Overview
Portfolio / Educational Storytelling/Motion
The challenge: make an unfamiliar scientific topic feel relevant and accessible to a broad audience.
An animated explainer designed to communicate the science of liquid crystals to a general audience. Clear enough to be useful, engaging enough to be widely shared.

Six storyboard panels mapping the narrative arc and scene transitions, with notes describing visual approach and pacing.

When the science required more than the classroom could show, the frame breaks into a full animated diagram.

As the narrative shifts from natural occurrences to technological applications, the entire environment shifts with it. Color palette and shelf patterns change to reflect the new context.

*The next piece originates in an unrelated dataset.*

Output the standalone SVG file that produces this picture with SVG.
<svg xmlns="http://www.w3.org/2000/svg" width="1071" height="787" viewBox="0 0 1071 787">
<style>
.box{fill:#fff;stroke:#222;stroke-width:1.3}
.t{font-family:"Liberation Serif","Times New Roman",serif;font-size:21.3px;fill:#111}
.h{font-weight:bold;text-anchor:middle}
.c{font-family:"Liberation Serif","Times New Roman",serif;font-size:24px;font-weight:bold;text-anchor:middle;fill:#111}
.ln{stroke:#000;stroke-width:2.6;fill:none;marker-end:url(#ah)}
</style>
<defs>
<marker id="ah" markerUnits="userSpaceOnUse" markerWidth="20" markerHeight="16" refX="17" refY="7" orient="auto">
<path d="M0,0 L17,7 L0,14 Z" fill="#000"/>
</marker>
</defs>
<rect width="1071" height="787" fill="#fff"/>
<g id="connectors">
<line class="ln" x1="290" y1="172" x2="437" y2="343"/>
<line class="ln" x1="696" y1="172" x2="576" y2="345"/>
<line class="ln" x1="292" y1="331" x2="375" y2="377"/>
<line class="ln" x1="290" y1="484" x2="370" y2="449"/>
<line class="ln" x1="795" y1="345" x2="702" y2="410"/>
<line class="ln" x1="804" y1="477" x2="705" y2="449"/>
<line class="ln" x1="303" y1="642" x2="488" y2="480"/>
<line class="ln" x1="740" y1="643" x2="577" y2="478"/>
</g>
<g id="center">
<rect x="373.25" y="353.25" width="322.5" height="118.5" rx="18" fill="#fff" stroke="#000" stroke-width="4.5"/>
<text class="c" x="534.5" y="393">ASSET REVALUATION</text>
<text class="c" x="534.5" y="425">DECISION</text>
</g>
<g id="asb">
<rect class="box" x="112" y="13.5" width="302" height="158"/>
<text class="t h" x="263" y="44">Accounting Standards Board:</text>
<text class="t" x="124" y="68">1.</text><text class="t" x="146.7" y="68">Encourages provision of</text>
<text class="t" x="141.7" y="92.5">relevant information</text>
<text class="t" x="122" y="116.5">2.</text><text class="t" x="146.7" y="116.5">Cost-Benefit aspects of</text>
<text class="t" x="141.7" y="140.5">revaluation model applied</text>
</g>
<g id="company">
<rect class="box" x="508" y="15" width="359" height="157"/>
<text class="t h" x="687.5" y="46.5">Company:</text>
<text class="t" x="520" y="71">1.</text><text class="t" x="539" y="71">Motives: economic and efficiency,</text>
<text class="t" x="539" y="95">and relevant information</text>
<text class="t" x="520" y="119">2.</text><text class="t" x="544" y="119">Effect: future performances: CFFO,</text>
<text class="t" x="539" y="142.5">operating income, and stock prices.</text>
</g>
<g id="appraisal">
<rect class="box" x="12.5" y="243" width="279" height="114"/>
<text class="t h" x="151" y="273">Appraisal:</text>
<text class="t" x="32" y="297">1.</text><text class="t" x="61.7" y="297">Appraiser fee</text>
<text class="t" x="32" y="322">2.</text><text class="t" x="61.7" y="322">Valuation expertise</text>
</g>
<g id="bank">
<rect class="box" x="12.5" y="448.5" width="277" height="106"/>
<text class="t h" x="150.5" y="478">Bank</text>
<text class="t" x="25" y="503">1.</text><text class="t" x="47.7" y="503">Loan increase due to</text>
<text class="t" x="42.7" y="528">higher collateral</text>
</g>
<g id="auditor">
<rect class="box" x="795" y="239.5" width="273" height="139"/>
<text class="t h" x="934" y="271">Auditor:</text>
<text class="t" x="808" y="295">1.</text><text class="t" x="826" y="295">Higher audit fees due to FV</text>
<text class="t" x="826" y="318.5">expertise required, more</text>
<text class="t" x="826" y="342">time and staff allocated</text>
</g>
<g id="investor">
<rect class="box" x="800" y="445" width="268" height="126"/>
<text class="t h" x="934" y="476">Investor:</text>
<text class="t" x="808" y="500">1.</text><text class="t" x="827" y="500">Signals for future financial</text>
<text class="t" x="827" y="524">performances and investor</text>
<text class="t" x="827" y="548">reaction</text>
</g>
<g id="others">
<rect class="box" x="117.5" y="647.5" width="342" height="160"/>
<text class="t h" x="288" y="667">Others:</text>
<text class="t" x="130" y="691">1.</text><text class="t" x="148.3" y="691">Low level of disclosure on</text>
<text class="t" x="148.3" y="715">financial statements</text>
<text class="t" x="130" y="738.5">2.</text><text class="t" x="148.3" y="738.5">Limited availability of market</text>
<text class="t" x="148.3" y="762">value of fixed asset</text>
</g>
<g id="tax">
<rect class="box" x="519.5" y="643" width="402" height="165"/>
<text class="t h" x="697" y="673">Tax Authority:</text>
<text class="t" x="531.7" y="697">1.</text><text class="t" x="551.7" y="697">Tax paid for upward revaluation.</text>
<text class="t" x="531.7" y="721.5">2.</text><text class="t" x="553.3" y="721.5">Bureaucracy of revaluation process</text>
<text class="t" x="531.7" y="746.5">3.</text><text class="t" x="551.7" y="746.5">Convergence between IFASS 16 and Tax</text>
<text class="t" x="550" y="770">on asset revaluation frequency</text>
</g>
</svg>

Each type of liquid crystal is introduced through a real-world visual. Smectic, which form layers like soap, appear in soap bubbles filling a sink. Cholesteric, which reflect different wavelengths of light, are shown in a mood ring on the scientist’s hand.
Approach
Inspired by TED-Ed animated explainers, the format was chosen because the topic needed personality as much as clarity. A character-driven narrative in a familiar setting made the science feel approachable without oversimplifying it. All characters, environments, and diagrams were designed from scratch, and the visual style was built to feel engaging for a general audience while remaining accurate enough to earn faculty approval.
Outcome
The video has accumulated 179,000+ views and ranks first on YouTube for “liquid crystals,” outperforming all but five videos on Kent State’s main university channel. More than a decade after it was posted, it continues to drive consistent traffic, proof that content designed for clarity has a longer shelf life than content designed for a moment.